Flink Applicative overview

This document outlines how Fluss, integrates with Flink to optimize performance and data handling. Key benefits include:

Reduced state size for faster backups and checkpoints
Lower memory usage
Seamless integration with historical data

The following Flink features and patterns were implemented for smooth Fluss integration:

first_row merge type
Delta join
Lookup join
Materialized table
Union read

Note: The Spark component is omitted, as it only involves a basic batch job and was not the main focus of this project.

1. Merge Type : `first_row`

The first_row merge type is used to retrieve the first event for a customer. This approach retains the initial insert for a given primary key. Given that the bucket retention time is set to 7 days, only data within this window is accessible.

Note: Tightly coupling technical retention time to a domain rule is clearly not a good practice and should be changed.

2. Lookup Join

A lookup join is performed when a table is joined with another table queried from an external system.

In this implementation, the lookup join enriches order data with corresponding customer information.

Lookup join view from Web UI — Lookup join view

3. Delta Join

In brief, a delta join enables joining with a "remote" state using a key lookup mechanism, which avoids data duplication between the streaming layer and Flink worker state.

Here, the first_customer_touch_event stream is joined with customer data stored in Fluss.

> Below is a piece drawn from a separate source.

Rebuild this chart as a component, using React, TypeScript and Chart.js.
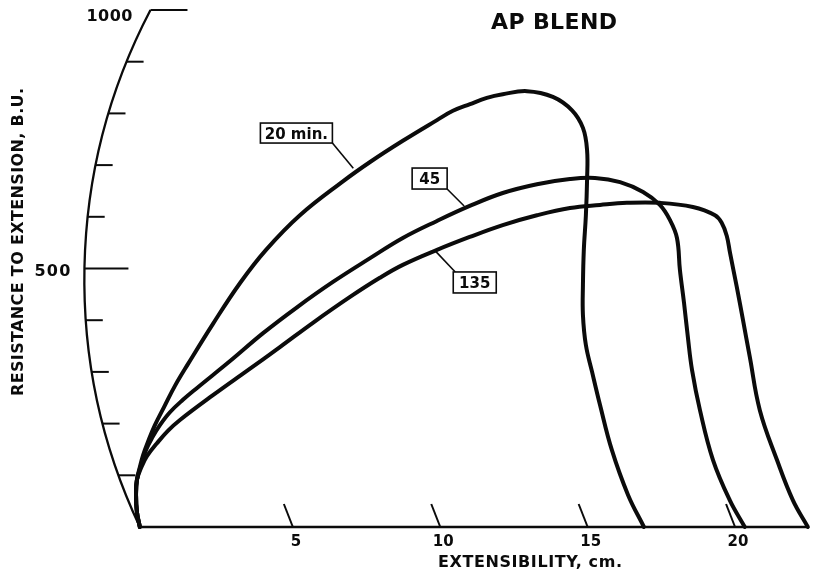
import React, { useEffect, useRef } from "react";
import { Chart, registerables } from "chart.js";

Chart.register(...registerables);

// ---- text ----
const TITLE = "AP BLEND";
const X_TITLE = "EXTENSIBILITY, cm.";
const Y_TITLE = "RESISTANCE TO EXTENSION, B.U.";

// ---- series (extensibility cm, resistance B.U.) ----
const SERIES = ["20 min.", "45", "135"];

const X_20 = [-0.19, -0.29, -0.32, -0.29, -0.19, -0.08, 0.08, 0.32, 0.63, 1.0, 1.44, 2.29, 3.21, 4.09, 5.24, 6.71, 7.62, 8.73, 9.89, 10.43, 11.01, 11.58, 12.12, 12.94, 13.82, 14.47, 14.84, 14.98, 14.98, 14.94, 14.87, 14.84, 14.84, 14.94, 15.15, 15.42, 15.82, 16.37, 16.91];
const Y_20 = [0, 29, 62, 91, 116, 139, 164, 197, 232, 273, 315, 393, 472, 536, 603, 669, 706, 747, 787, 805, 818, 830, 837, 843, 832, 806, 772, 729, 671, 603, 536, 468, 410, 352, 300, 236, 149, 62, 0];

const X_45 = [-0.19, -0.29, -0.32, -0.29, -0.15, 0.02, 0.22, 0.49, 0.83, 1.27, 1.75, 2.87, 3.99, 5.14, 6.36, 7.62, 8.73, 9.89, 11.0, 12.12, 13.28, 14.4, 15.25, 16.1, 16.88, 17.45, 17.79, 18.03, 18.13, 18.27, 18.4, 18.54, 18.81, 19.25, 19.82, 20.33];
const Y_45 = [0, 29, 62, 91, 120, 149, 172, 197, 222, 246, 269, 321, 375, 425, 474, 520, 559, 592, 621, 646, 663, 673, 675, 667, 648, 623, 594, 559, 497, 433, 367, 304, 226, 130, 52, 0];

const X_135 = [-0.19, -0.29, -0.32, -0.29, -0.12, 0.05, 0.39, 0.76, 1.17, 2.29, 3.44, 4.56, 5.68, 6.94, 7.95, 8.73, 9.89, 11.0, 12.12, 13.28, 14.4, 15.42, 16.33, 17.45, 18.57, 19.32, 19.55, 19.72, 19.83, 20.06, 20.27, 20.5, 20.84, 21.42, 21.96, 22.47];
const Y_135 = [0, 29, 62, 91, 118, 137, 162, 186, 207, 255, 302, 348, 395, 445, 482, 507, 536, 561, 584, 603, 617, 623, 627, 627, 619, 603, 588, 563, 530, 464, 400, 329, 226, 130, 52, 0];

const XS = [X_20, X_45, X_135];
const YS = [Y_20, Y_45, Y_135];

// ---- axis ticks ----
const X_TICKS = [5, 10, 15, 20];
const X_TICK_LABELS = ["5", "10", "15", "20"];
const Y_MINOR_TICKS = [100, 200, 300, 400, 600, 700, 800, 900];
const Y_LABEL_TICKS = [500, 1000];
const Y_TICK_LABELS = ["500", "1000"];

// ---- callout anchors (data units) ----
const CALLOUT_X = [5.12, 9.64, 11.17];
const CALLOUT_Y = [762, 674, 473];
const CALLOUT_TARGET_X = [7.05, 10.81, 9.83];
const CALLOUT_TARGET_Y = [694, 621, 534];

// recorder arc (the curved resistance axis) passes through these data points
const ARC_X = [0.17, -2.07, -0.19];
const ARC_Y = [1000, 500, 0];

const INK = "#0b0b0b";
const FONT = "'DejaVu Sans', 'Liberation Sans', Arial, sans-serif";

function circleFrom3(a: number[], b: number[], c: number[]) {
  const [x1, y1] = a, [x2, y2] = b, [x3, y3] = c;
  const d = 2 * (x1 * (y2 - y3) + x2 * (y3 - y1) + x3 * (y1 - y2));
  const s1 = x1 * x1 + y1 * y1, s2 = x2 * x2 + y2 * y2, s3 = x3 * x3 + y3 * y3;
  const ux = (s1 * (y2 - y3) + s2 * (y3 - y1) + s3 * (y1 - y2)) / d;
  const uy = (s1 * (x3 - x2) + s2 * (x1 - x3) + s3 * (x2 - x1)) / d;
  return { cx: ux, cy: uy, r: Math.hypot(x1 - ux, y1 - uy) };
}

function drawSpaced(ctx: any, text: string, cx: number, cy: number, width: number, size: number) {
  ctx.save();
  ctx.font = `bold ${size}px ${FONT}`;
  ctx.textAlign = "left";
  ctx.textBaseline = "alphabetic";
  ctx.letterSpacing = "0px";
  const w0 = ctx.measureText(text).width;
  const n = text.length;
  const sp = n > 1 ? (width - w0) / (n - 1) : 0;
  ctx.letterSpacing = `${sp}px`;
  ctx.fillStyle = INK;
  ctx.fillText(text, cx - width / 2, cy + size * 0.365);
  ctx.restore();
}

function drawCentered(ctx: any, text: string, cx: number, cy: number, size: number, spacing = 0) {
  ctx.save();
  ctx.font = `bold ${size}px ${FONT}`;
  ctx.letterSpacing = `${spacing}px`;
  ctx.textAlign = "left";
  ctx.textBaseline = "alphabetic";
  const w = ctx.measureText(text).width - spacing;
  ctx.fillStyle = INK;
  ctx.fillText(text, cx - w / 2, cy + size * 0.365);
  ctx.restore();
}

const axesPlugin = {
  id: "extensigraphAxes",
  beforeDatasetsDraw(chart: any) {
    const { ctx } = chart;
    const xs = chart.scales.x, ys = chart.scales.y;
    const px = (v: number) => xs.getPixelForValue(v);
    const py = (v: number) => ys.getPixelForValue(v);
    const pts = ARC_X.map((x, i) => [px(x), py(ARC_Y[i])]);
    const { cx, cy, r } = circleFrom3(pts[0], pts[1], pts[2]);
    const top = pts[0], bot = pts[2];
    const arcX = (yy: number) => cx - Math.sqrt(r * r - (yy - cy) * (yy - cy));

    ctx.save();
    ctx.strokeStyle = INK;
    ctx.lineCap = "butt";
    // arc
    ctx.lineWidth = 2.3;
    ctx.beginPath();
    ctx.arc(cx, cy, r, Math.atan2(top[1] - cy, top[0] - cx), Math.atan2(bot[1] - cy, bot[0] - cx), true);
    ctx.stroke();
    // top horizontal at 1000
    ctx.lineWidth = 2;
    ctx.beginPath();
    ctx.moveTo(top[0], top[1]);
    ctx.lineTo(top[0] + 37, top[1]);
    ctx.stroke();
    // minor ticks
    Y_MINOR_TICKS.forEach((v) => {
      const yy = py(v);
      const x0 = arcX(yy);
      ctx.beginPath();
      ctx.moveTo(x0, yy);
      ctx.lineTo(x0 + 17, yy);
      ctx.stroke();
    });
    // 500 tick (long)
    {
      const yy = py(500);
      const x0 = arcX(yy);
      ctx.beginPath();
      ctx.moveTo(x0, yy);
      ctx.lineTo(x0 + 44, yy);
      ctx.stroke();
    }
    // x axis baseline
    ctx.lineWidth = 2.4;
    ctx.beginPath();
    ctx.moveTo(bot[0], bot[1]);
    ctx.lineTo(xs.right, bot[1]);
    ctx.stroke();
    // slanted x ticks
    ctx.lineWidth = 2;
    X_TICKS.forEach((v) => {
      const x0 = px(v), y0 = py(0);
      ctx.beginPath();
      ctx.moveTo(x0, y0);
      ctx.lineTo(x0 - 9, y0 - 23);
      ctx.stroke();
    });
    ctx.restore();

    // tick labels
    X_TICKS.forEach((v, i) => {
      drawCentered(ctx, X_TICK_LABELS[i], px(v) + 3, py(0) + 14, 15, 0);
    });
    Y_LABEL_TICKS.forEach((v, i) => {
      const yy = py(v);
      const txt = Y_TICK_LABELS[i];
      if (v === 1000) {
        drawSpaced(ctx, txt, top[0] - 41, yy + 5, 46, 16);
      } else {
        drawSpaced(ctx, txt, arcX(yy) - 32, yy + 2, 36, 16);
      }
    });

    // titles
    drawSpaced(ctx, TITLE, 554, 21, 126, 22);
    drawSpaced(ctx, X_TITLE, 530, 561, 184, 16);
    ctx.save();
    ctx.translate(17, 242);
    ctx.rotate(-Math.PI / 2);
    drawSpaced(ctx, Y_TITLE, 0, 0, 308, 16);
    ctx.restore();
  },
  afterDatasetsDraw(chart: any) {
    const { ctx } = chart;
    const xs = chart.scales.x, ys = chart.scales.y;
    const px = (v: number) => xs.getPixelForValue(v);
    const py = (v: number) => ys.getPixelForValue(v);
    const sizes = [[72, 20], [35, 21], [43, 21]];
    SERIES.forEach((name, i) => {
      const bx = px(CALLOUT_X[i]);
      const by = py(CALLOUT_Y[i]);
      const [w, h] = sizes[i];
      const tx = px(CALLOUT_TARGET_X[i]);
      const ty = py(CALLOUT_TARGET_Y[i]);
      ctx.save();
      ctx.strokeStyle = INK;
      ctx.lineWidth = 1.6;
      const below = ty > by;
      const sx = below ? bx + w / 2 : bx - w / 2 + 2;
      const sy = below ? by + h / 2 : by - h / 2;
      ctx.beginPath();
      ctx.moveTo(sx, sy);
      ctx.lineTo(tx, ty);
      ctx.stroke();
      ctx.fillStyle = "#ffffff";
      ctx.fillRect(bx - w / 2, by - h / 2, w, h);
      ctx.strokeRect(bx - w / 2, by - h / 2, w, h);
      ctx.restore();
      drawCentered(ctx, name, bx, by, 15, 0);
    });
  },
};

export default function App() {
  const ref = useRef<HTMLCanvasElement>(null);
  useEffect(() => {
    document.body.style.margin = "0";
    const canvas = ref.current;
    if (!canvas) return;
    const chart = new Chart(canvas, {
      type: "scatter",
      data: {
        datasets: SERIES.map((name, i) => ({
          label: name,
          data: XS[i].map((x, j) => ({ x, y: YS[i][j] })),
          showLine: true,
          borderColor: INK,
          backgroundColor: INK,
          borderWidth: 4,
          pointRadius: 0,
          tension: 0.4,
          borderCapStyle: "round",
          borderJoinStyle: "round",
          fill: false,
          clip: false,
        })),
      } as any,
      options: {
        responsive: false,
        animation: false,
        events: [],
        layout: { padding: { left: 86.5, right: 4.25, top: 10, bottom: 48 } },
        scales: {
          x: { type: "linear", min: -2, max: 22.5, display: false },
          y: { type: "linear", min: 0, max: 1000, display: false },
        },
        plugins: {
          legend: { display: false },
          tooltip: { enabled: false },
          title: { display: false },
        },
      } as any,
      plugins: [axesPlugin],
    });
    return () => chart.destroy();
  }, []);
  return (
    <div style={{ width: 813, height: 575, background: "#ffffff" }}>
      <canvas ref={ref} width={813} height={575} style={{ display: "block" }} />
    </div>
  );
}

Delta join view from Web UI — Delta join view

For further technical details, refer to Fluss Delta Joins Documentation, it is really well explained.

4. Materialized Table

Materialized tables address the challenge of unifying batch and streaming data. To make a table usable by a streaming layer, a scheduled or streaming job fetches data from the "cold" layer to the "hot" layer.

Here the data ingested by the spark job to the existing_namespace.campaign table should be periodically extracted and synced to the streaming storage.

Note: A configuration issue was encountered, as the job executed only once and did not continue as scheduled. I did not throughly investigated whether it was an issue coming from Fluss or Flink

5. Union Read

Disclaimer: This feature was not thoroughly verified in this project, but it is highly relevant. Union read allows querying both the stream (with the freshest data) and historical data. While performance should be monitored, the potential of this tool is significant and worth highlighting.